During the unravelling of the 1989 Revolutions in Eastern Europe, a group of 300 young Mongolian intellectuals gathered and held the first open pro-democracy demonstrations in front of the Youth Cultural Center in Ulaanbaatar on 10 December. It announced the foundation of the Mongolian Democratic Union, the first opposition political force to challenge the country's socialist one-party system, which had ruled since the 1921 People's Revolution.

At the same meeting, the newly formed MDU presented 13 demands to the communist regime, which included ceding political power, allowing a democratic multi-party system of government, granting citizens civil rights, and enforcing freedom of the press. This demonstration is widely seen as the start of the 1990 Democratic Revolution. Sanjaasürengiin Zorig became the MDU's founding chairperson and a key figure during the revolution.

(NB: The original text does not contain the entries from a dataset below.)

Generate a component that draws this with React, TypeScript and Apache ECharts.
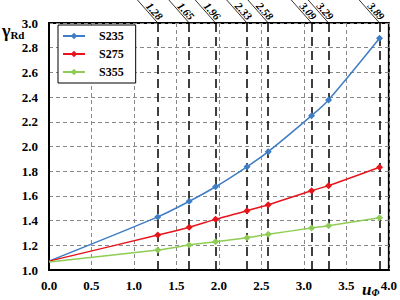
import React, { useEffect, useRef } from "react";
import * as echarts from "echarts";

const xValues = [0, 1.28, 1.65, 1.96, 2.33, 2.58, 3.09, 3.29, 3.89];
const s235 = [1.072, 1.43, 1.556, 1.674, 1.836, 1.958, 2.25, 2.377, 2.876];
const s275 = [1.072, 1.283, 1.346, 1.41, 1.48, 1.529, 1.642, 1.683, 1.832];
const s355 = [1.065, 1.162, 1.202, 1.229, 1.262, 1.289, 1.34, 1.359, 1.424];
const markValues = [1.28, 1.65, 1.96, 2.33, 2.58, 3.09, 3.29, 3.89];
const markLabels = ["1.28", "1.65", "1.96", "2.33", "2.58", "3.09", "3.29", "3.89"];

const FONT = "Liberation Serif";

function mkData(ys: number[]) {
  return xValues.map((x, i) =>
    i === 0 ? { value: [x, ys[i]], symbol: "none" } : { value: [x, ys[i]] }
  );
}

export default function App() {
  const ref = useRef<HTMLDivElement>(null);
  useEffect(() => {
    if (!ref.current) return;
    const chart = echarts.init(ref.current, null, { renderer: "svg" });
    const mkSeries = (name: string, color: string, ys: number[], withMarks: boolean) => ({
      name,
      type: "line",
      data: mkData(ys),
      smooth: 0.3,
      symbol: "diamond",
      symbolSize: 7,
      itemStyle: { color },
      lineStyle: { color, width: 1.5 },
      z: 5,
      markLine: withMarks
        ? {
            silent: true,
            symbol: "none",
            label: { show: false },
            lineStyle: { color: "#000", type: [9, 5], width: 1.5 },
            data: markValues.map((v) => ({ xAxis: v })),
            z: 2,
          }
        : undefined,
    });
    chart.setOption({
      animation: false,
      backgroundColor: "#fff",
      textStyle: { fontFamily: FONT },
      grid: {
        left: 49,
        right: 7,
        top: 23,
        bottom: 30,
        show: true,
        borderColor: "#000",
        borderWidth: 2,
      },
      legend: {
        orient: "vertical",
        left: 58,
        top: 25,
        padding: [5, 12, 5, 4],
        itemWidth: 22,
        itemHeight: 8,
        itemGap: 6,
        borderColor: "#000",
        borderWidth: 1,
        backgroundColor: "#fff",
        textStyle: {
          fontFamily: FONT,
          fontWeight: "bold",
          fontSize: 12,
          color: "#000",
          padding: [0, 0, 0, 9],
        },
        data: ["S235", "S275", "S355"],
      },
      xAxis: {
        type: "value",
        min: 0,
        max: 4,
        interval: 0.5,
        axisLine: { show: true, lineStyle: { color: "#000", width: 2 } },
        axisTick: { show: false },
        axisLabel: {
          formatter: (v: number) => v.toFixed(1),
          fontFamily: FONT,
          fontWeight: "bold",
          fontSize: 13,
          color: "#000",
          margin: 9,
        },
        splitLine: { show: true, lineStyle: { color: "#888", type: [4, 3], width: 1 } },
      },
      yAxis: {
        type: "value",
        min: 1,
        max: 3,
        interval: 0.2,
        axisLine: { show: true, lineStyle: { color: "#000", width: 2 } },
        axisTick: { show: false },
        axisLabel: {
          formatter: (v: number) => v.toFixed(1),
          fontFamily: FONT,
          fontWeight: "bold",
          fontSize: 13,
          color: "#000",
          margin: 11,
        },
        splitLine: { show: true, lineStyle: { color: "#888", type: [4, 3], width: 1 } },
      },
      series: [
        mkSeries("S235", "#3f7dc4", s235, true),
        mkSeries("S275", "#e8141c", s275, false),
        mkSeries("S355", "#8fcc55", s355, false),
      ],
    });

    const topY = chart.convertToPixel({ yAxisIndex: 0 }, 3) as number;
    const dx = 30;
    const dy = 34;
    const len = Math.sqrt(dx * dx + dy * dy);
    const ux = -dx / len;
    const uy = -dy / len;
    const rot = -Math.atan2(dy, dx);
    const graphics: any[] = [];
    markValues.forEach((v, i) => {
      const px = chart.convertToPixel({ xAxisIndex: 0 }, v) as number;
      graphics.push({
        type: "line",
        shape: { x1: px, y1: topY, x2: px - dx, y2: topY - dy },
        style: { stroke: "#000", lineWidth: 0.8 },
        silent: true,
      });
      graphics.push({
        type: "text",
        x: px + ux * 1.5,
        y: topY + uy * 1.5,
        rotation: rot,
        style: {
          text: markLabels[i],
          fontFamily: FONT,
          fontWeight: "bold",
          fontStyle: "italic",
          fontSize: 11,
          fill: "#000",
          align: "right",
          verticalAlign: "bottom",
        },
        silent: true,
      });
    });
    graphics.push({
      type: "text",
      left: 2,
      top: 22,
      style: {
        text: "{g|γ}{s|Rd}",
        rich: {
          g: { fontFamily: FONT, fontWeight: "bold", fontSize: 18, fill: "#000" },
          s: { fontFamily: FONT, fontWeight: "bold", fontSize: 11, fill: "#000", padding: [8, 0, 0, 0] },
        },
      },
    });
    graphics.push({
      type: "text",
      left: 362,
      top: 281,
      style: {
        text: "{u|u}{s|Φ}",
        rich: {
          u: { fontFamily: FONT, fontWeight: "bold", fontStyle: "italic", fontSize: 17, fill: "#000" },
          s: { fontFamily: FONT, fontWeight: "bold", fontStyle: "italic", fontSize: 10, fill: "#000", padding: [5, 0, 0, 0] },
        },
      },
    });
    chart.setOption({ graphic: graphics });

    return () => chart.dispose();
  }, []);
  return (
    <div
      ref={ref}
      style={{ position: "absolute", left: 0, top: 0, width: 400, height: 300 }}
    />
  );
}
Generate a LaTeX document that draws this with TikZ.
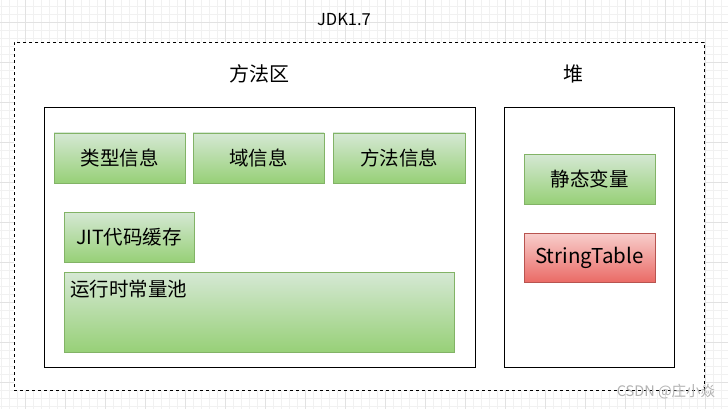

On 18 February 1990, the MDU convened its first conference and announced the establishment of the Mongolian Democratic Party (MDP), the first opposition political party advocating political and economic reform. The resignation of the Politburo in March paved the way to Mongolia's first free and fair election on 22 July 1990, in which the MDP won 16 seats in the People's Great Khural and 13 seats in the newly established lower chamber, State Little Khural. The MDP would merge into the Mongolian National Democratic Party in 1992 and later the Democratic Party in 2000.

The MDU was awarded Hero of Mongolia by President Khaltmaagiin Battulga on 24 June 2021.